In Prospect Park South and Prospect Lefferts Gardens, both gentrifying areas with mixed Jewish populations, Mamdani also enjoyed narrow leads: 1,533 of 2,518 in Prospect Park South and 1,375 of 2,709 in Prospect Lefferts voted for him. Cuomo trailed by slim margins, underscoring how even neighborhoods with traditional Jewish roots are experiencing ideological drift.
The Cultural Geography of Division
The data paints an unmistakable picture: Mamdani dominated the progressive, secular, and intermarried Jewish vote, particularly among those under 40, while Cuomo triumphed among the religious, Zionist, and immigrant communities who remain deeply tied to Jewish continuity and Israel’s security.
In neighborhoods like Bedford-Stuyvesant, Fort Greene, and Dumbo, smaller Jewish populations showed surprising support for Mamdani — 55% or higher — reflecting the influence of cultural elites and activists.
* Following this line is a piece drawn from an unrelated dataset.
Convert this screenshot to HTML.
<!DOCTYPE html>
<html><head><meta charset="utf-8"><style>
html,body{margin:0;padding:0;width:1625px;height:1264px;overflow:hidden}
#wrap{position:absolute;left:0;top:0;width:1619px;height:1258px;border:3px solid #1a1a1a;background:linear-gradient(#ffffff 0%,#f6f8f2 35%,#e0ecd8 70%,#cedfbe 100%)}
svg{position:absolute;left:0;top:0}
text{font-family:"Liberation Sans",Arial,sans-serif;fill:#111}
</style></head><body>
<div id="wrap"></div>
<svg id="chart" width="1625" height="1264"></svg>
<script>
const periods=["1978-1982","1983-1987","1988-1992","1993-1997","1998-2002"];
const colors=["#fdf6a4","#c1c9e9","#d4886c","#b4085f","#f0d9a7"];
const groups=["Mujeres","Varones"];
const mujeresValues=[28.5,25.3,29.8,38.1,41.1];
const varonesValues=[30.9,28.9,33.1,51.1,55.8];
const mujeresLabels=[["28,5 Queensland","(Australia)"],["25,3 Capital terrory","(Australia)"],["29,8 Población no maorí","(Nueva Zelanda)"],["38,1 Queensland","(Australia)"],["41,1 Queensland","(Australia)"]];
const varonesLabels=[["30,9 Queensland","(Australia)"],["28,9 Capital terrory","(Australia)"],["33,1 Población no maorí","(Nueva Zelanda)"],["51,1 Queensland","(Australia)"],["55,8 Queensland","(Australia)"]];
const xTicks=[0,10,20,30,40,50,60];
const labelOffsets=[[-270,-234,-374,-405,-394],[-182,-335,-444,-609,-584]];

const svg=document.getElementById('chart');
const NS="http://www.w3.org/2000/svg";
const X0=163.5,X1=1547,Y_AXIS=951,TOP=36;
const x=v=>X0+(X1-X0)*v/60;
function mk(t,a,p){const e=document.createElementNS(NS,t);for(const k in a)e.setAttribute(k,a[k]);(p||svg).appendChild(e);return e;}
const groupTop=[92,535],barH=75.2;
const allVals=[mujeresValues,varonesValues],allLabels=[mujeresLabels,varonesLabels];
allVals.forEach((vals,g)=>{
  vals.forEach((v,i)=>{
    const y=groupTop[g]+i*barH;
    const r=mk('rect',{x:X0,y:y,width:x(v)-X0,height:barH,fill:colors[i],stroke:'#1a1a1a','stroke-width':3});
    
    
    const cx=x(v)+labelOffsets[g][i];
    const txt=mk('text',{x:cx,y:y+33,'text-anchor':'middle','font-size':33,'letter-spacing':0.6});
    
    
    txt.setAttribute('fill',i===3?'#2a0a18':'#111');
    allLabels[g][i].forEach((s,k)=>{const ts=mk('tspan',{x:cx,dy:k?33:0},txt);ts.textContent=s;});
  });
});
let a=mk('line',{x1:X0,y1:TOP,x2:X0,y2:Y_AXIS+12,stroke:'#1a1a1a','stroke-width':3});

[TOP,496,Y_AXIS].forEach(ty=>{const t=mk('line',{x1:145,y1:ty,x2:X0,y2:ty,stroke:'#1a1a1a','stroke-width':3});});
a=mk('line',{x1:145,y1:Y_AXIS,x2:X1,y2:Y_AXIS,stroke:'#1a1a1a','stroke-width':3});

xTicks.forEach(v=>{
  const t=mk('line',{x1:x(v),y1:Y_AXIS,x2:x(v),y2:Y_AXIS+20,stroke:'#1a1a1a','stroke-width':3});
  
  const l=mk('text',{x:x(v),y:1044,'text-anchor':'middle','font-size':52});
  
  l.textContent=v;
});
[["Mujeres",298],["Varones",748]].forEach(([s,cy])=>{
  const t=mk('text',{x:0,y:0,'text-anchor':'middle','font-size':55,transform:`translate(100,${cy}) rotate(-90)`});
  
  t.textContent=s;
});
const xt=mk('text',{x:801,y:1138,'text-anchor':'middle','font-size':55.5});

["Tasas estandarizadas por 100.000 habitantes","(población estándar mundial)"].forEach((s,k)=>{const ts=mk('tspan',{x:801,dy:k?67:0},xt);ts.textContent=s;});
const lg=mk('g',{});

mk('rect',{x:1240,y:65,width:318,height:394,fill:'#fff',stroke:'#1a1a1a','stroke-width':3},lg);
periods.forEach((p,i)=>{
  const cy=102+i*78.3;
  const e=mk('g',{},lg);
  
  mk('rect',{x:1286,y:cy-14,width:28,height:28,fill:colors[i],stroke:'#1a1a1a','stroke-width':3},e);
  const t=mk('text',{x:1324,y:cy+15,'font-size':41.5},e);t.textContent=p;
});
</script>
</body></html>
In contrast, Orthodox areas like Boro Park, Gravesend, and Midwood stood as bulwarks of resistance against what many community leaders described as “a betrayal of Jewish values.”
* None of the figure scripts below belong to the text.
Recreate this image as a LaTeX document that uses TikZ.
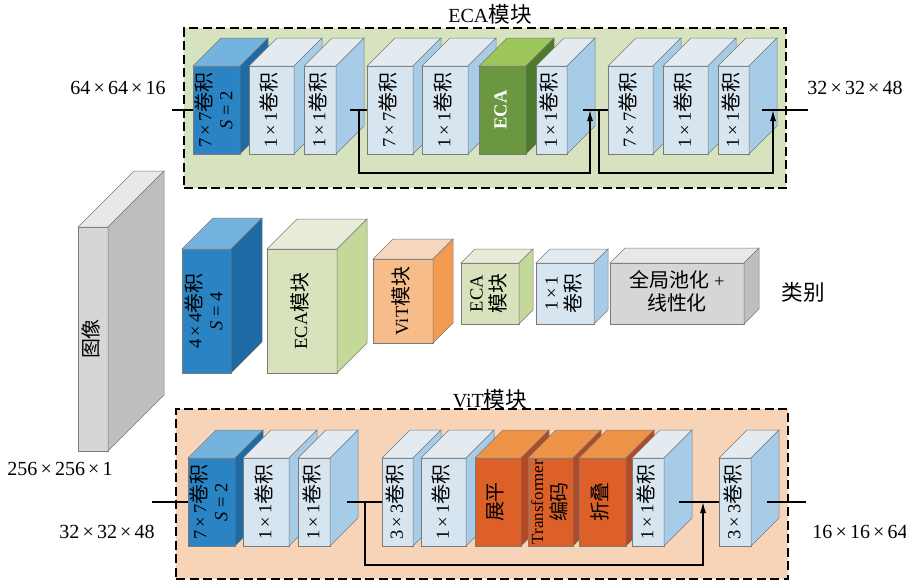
\documentclass[tikz,border=0pt]{standalone}
\usepackage{fontspec}
\setmainfont{Liberation Serif}
\newfontfamily\zhfont{Noto Sans CJK SC}[Scale=1.08]
\usetikzlibrary{arrows.meta}

% face colours: f = front, t = top, s = side
\definecolor{dbluef}{HTML}{2A84C4}\definecolor{dbluet}{HTML}{75B3DF}\definecolor{dblues}{HTML}{1E6AA4}
\definecolor{lbluef}{HTML}{D6E5EF}\definecolor{lbluet}{HTML}{E3EBF0}\definecolor{lblues}{HTML}{A7CCE7}
\definecolor{greenf}{HTML}{6A973F}\definecolor{greent}{HTML}{9DC65A}\definecolor{greens}{HTML}{4E7A2F}
\definecolor{oredf}{HTML}{DD6028}\definecolor{oredt}{HTML}{EE9448}\definecolor{oreds}{HTML}{B34A27}
\definecolor{orangef}{HTML}{F6BC8A}\definecolor{oranget}{HTML}{F6D6BD}\definecolor{oranges}{HTML}{F29A50}
\definecolor{mgreenf}{HTML}{D8E3BE}\definecolor{mgreent}{HTML}{E7EBD8}\definecolor{mgreens}{HTML}{C4D898}
\definecolor{grayf}{HTML}{D5D6D8}\definecolor{grayt}{HTML}{E8E8E9}\definecolor{grays}{HTML}{BDBEBF}
\definecolor{ecabg}{HTML}{D7E3BE}
\definecolor{vitbg}{HTML}{F7D4B8}
\definecolor{edgegray}{HTML}{7A7A7A}

\newcommand{\cn}[1]{{\zhfont #1}}
\newcommand{\tms}{\hspace{0.16em}×\hspace{0.16em}}
\newcommand{\rot}[1]{\rotatebox{90}{\begin{tabular}{@{}c@{}}#1\end{tabular}}}

% cuboid: name, x, y, width, height, depth, colour, text
\newcommand{\block}[8]{%
  \node[face, fill=#7f, minimum width=#4pt, minimum height=#5pt] (#1) at (#2,#3) {#8};
  \filldraw[edge, fill=#7t] (#1.north west) -- ++(#6,-#6) -- ++(#4,0) -- (#1.north east) -- cycle;
  \filldraw[edge, fill=#7s] (#1.north east) -- ++(#6,-#6) -- ++(0,#5) -- (#1.south east) -- cycle;
}

\tikzset{
  face/.style={draw=edgegray, line width=0.5pt, inner sep=0pt, outer sep=0pt, anchor=north west},
  edge/.style={draw=edgegray, line width=0.5pt},
  module/.style={draw, dash pattern=on 9pt off 4.5pt, line width=1.2pt, inner sep=0pt, outer sep=0pt, anchor=north west},
  lab/.style={font=\fontsize{20}{24}\selectfont},
  line/.style={line width=1.3pt},
  arr/.style={line width=1.3pt, -{Latex[length=11pt,width=6pt]}}
}

\begin{document}
\begin{tikzpicture}[x=1pt, y=-1pt, font=\fontsize{18.5}{21}\selectfont]
  \useasboundingbox (0,0) rectangle (906,581);

  % ECA module
  \node[module, fill=ecabg, minimum width=602pt, minimum height=160pt] (ecabox) at (184,28) {};
  \node[lab] (ecatitle) at (490,14) {ECA\cn{模块}};
  \block{e1}{193}{66}{47}{88}{28}{dblue}{\rot{7\tms7\cn{卷积}\\\textit{S} = 2}}
  \block{e2}{249}{66}{45}{88}{28}{lblue}{\rot{1\tms1\cn{卷积}}}
  \block{e3}{304}{66}{32}{88}{28}{lblue}{\rot{1\tms1\cn{卷积}}}
  \block{e4}{367}{66}{46}{88}{28}{lblue}{\rot{7\tms7\cn{卷积}}}
  \block{e5}{422}{66}{46}{88}{28}{lblue}{\rot{1\tms1\cn{卷积}}}
  \block{e6}{479}{66}{47}{88}{28}{green}{\rot{\color{white}\bfseries ECA}}
  \block{e7}{536}{66}{31}{88}{28}{lblue}{\rot{1\tms1\cn{卷积}}}
  \block{e8}{608}{66}{45}{88}{28}{lblue}{\rot{7\tms7\cn{卷积}}}
  \block{e9}{663}{66}{45}{88}{28}{lblue}{\rot{1\tms1\cn{卷积}}}
  \block{e10}{718}{66}{31}{88}{28}{lblue}{\rot{1\tms1\cn{卷积}}}

  \coordinate (ein) at (172,110);
  \coordinate (eout) at (808,110);
  \node[lab] (einlab) at (118,88) {64\tms64\tms16};
  \node[lab] (eoutlab) at (855,88) {32\tms32\tms48};
  \draw[line] (ein) -- (e1.west);
  \draw[line] ([xshift=14pt]e3.east) -- (e4.west);
  \draw[arr] ([xshift=23pt]e3.east) -- ++(0,63) -| ([xshift=23pt]e7.east);
  \draw[line] ([xshift=16pt]e7.east) -- (e8.west);
  \draw[arr] ([xshift=32pt]e7.east) -- ++(0,63) -| ([xshift=24pt]e10.east);
  \draw[line] ([xshift=13pt]e10.east) -- (eout);

  % main network
  \block{img}{78}{227}{30}{224}{56}{gray}{\rot{\cn{图像}}}
  \node[lab] (imglab) at (60,469) {256\tms256\tms1};
  \block{m1}{182}{249}{49}{124}{31}{dblue}{\rot{4\tms4\cn{卷积}\\\textit{S} = 4}}
  \block{m2}{267}{249}{70}{124}{30}{mgreen}{\rot{ECA\cn{模块}}}
  \block{m3}{373}{259}{60}{84}{20}{orange}{\rot{ViT\cn{模块}}}
  \block{m4}{461}{263}{58}{61}{14}{mgreen}{\rot{ECA\\\cn{模块}}}
  \block{m5}{536}{263}{58}{61}{14}{lblue}{\rot{1\tms1\\\cn{卷积}}}
  \block{m6}{610}{263}{134}{61}{15}{gray}{\begin{tabular}{@{}c@{}}\cn{全局池化} +\\\cn{线性化}\end{tabular}}
  \node[lab] (cls) at (803,292) {\cn{类别}};

  % ViT module
  \node[module, fill=vitbg, minimum width=612pt, minimum height=170pt] (vitbox) at (176,409) {};
  \node[lab] (vittitle) at (490,399) {ViT\cn{模块}};
  \block{v1}{188}{458}{47}{88}{28}{dblue}{\rot{7\tms7\cn{卷积}\\\textit{S} = 2}}
  \block{v2}{243}{458}{46}{88}{28}{lblue}{\rot{1\tms1\cn{卷积}}}
  \block{v3}{298}{458}{32}{88}{28}{lblue}{\rot{1\tms1\cn{卷积}}}
  \block{v4}{382}{458}{31}{88}{28}{lblue}{\rot{3\tms3\cn{卷积}}}
  \block{v5}{421}{458}{45}{88}{28}{lblue}{\rot{1\tms1\cn{卷积}}}
  \block{v6}{475}{458}{46}{88}{28}{ored}{\rot{\cn{展平}}}
  \block{v7}{528}{458}{45}{88}{28}{ored}{\rot{{\fontsize{17}{20}\selectfont Transformer}\\\cn{编码}}}
  \block{v8}{579}{458}{47}{88}{28}{ored}{\rot{\cn{折叠}}}
  \block{v9}{632}{458}{32}{88}{28}{lblue}{\rot{1\tms1\cn{卷积}}}
  \block{v10}{719}{458}{32}{88}{28}{lblue}{\rot{3\tms3\cn{卷积}}}

  \coordinate (vin) at (152,502);
  \coordinate (vout) at (806,502);
  \node[lab] (vinlab) at (107,532) {32\tms32\tms48};
  \node[lab] (voutlab) at (860,532) {16\tms16\tms64};
  \draw[line] (vin) -- (v1.west);
  \draw[line] ([xshift=17pt]v3.east) -- (v4.west);
  \draw[arr] ([xshift=35pt]v3.east) -- ++(0,63) -| ([xshift=39pt]v9.east);
  \draw[line] ([xshift=15pt]v9.east) -- (v10.west);
  \draw[line] ([xshift=16pt]v10.east) -- (vout);
\end{tikzpicture}
\end{document}
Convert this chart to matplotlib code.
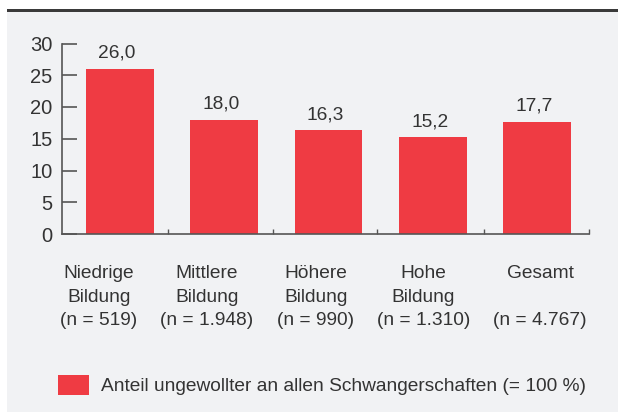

Rabbi Eliezer Stern of Midwood told reporters after the election that “to vote for a man who refuses to condemn Hamas and denies the right of Israel to exist is not progressivism — it is moral blindness.” Others echoed his alarm, warning that the normalization of anti-Israel rhetoric within Jewish progressive circles could erode communal unity and embolden antisemitism under the guise of activism.
Brooklyn’s Jewish electorate, once a powerful and cohesive political bloc, is now fractured along lines of ideology, age, and faith. Where once the shared memory of persecution and the defense of Israel unified Jewish voters across denominations, the 2025 data reveal a deep rift — between a traditional Judaism grounded in survival and a secular progressivism enthralled by revolution.
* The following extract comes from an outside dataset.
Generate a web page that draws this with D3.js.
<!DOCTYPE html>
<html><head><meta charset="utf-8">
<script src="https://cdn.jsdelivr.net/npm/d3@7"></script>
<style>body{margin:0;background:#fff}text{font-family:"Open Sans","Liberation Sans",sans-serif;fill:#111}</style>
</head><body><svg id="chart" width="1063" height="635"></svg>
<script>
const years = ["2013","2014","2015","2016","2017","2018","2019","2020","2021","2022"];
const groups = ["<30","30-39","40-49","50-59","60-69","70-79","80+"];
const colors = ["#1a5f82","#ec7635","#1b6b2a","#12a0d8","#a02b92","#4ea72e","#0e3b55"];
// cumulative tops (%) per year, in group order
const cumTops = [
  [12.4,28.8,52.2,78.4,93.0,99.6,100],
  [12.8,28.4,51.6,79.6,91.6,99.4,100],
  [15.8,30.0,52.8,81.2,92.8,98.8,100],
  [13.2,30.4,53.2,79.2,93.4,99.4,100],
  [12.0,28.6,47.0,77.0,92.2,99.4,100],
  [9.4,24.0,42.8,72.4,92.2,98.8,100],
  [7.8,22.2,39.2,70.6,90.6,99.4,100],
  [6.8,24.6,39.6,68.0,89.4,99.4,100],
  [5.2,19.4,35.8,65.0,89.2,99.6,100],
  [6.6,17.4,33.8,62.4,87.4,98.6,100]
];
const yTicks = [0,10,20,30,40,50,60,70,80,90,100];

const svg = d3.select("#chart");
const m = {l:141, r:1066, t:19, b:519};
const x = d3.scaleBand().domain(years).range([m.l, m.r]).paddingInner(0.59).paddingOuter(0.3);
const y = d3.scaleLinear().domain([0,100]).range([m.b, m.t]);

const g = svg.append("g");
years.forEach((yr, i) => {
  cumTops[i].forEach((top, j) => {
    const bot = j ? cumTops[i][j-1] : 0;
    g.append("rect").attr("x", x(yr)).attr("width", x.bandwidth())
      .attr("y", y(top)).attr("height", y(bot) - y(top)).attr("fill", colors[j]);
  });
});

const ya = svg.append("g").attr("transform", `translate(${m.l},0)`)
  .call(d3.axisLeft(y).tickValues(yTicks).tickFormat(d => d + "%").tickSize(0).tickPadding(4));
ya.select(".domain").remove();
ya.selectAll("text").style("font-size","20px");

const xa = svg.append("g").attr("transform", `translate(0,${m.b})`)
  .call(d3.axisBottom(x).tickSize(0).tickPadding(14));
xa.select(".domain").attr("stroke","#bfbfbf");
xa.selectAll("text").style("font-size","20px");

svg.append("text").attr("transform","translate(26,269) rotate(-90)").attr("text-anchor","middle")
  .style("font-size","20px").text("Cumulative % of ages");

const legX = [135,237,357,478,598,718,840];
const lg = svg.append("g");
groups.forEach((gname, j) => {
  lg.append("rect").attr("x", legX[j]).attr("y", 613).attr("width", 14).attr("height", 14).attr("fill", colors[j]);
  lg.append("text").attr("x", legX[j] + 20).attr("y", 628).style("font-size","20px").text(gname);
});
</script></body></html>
As Brooklyn emerges from this election, the borough stands as a microcosm of a broader crisis within American Jewry: a struggle between those who see the defense of Israel as essential to Jewish identity and those who have replaced that commitment with a universalist creed detached from Jewish particularism.
The question for New York’s Jewish community — and perhaps for American Jewry itself — is which vision will define its future.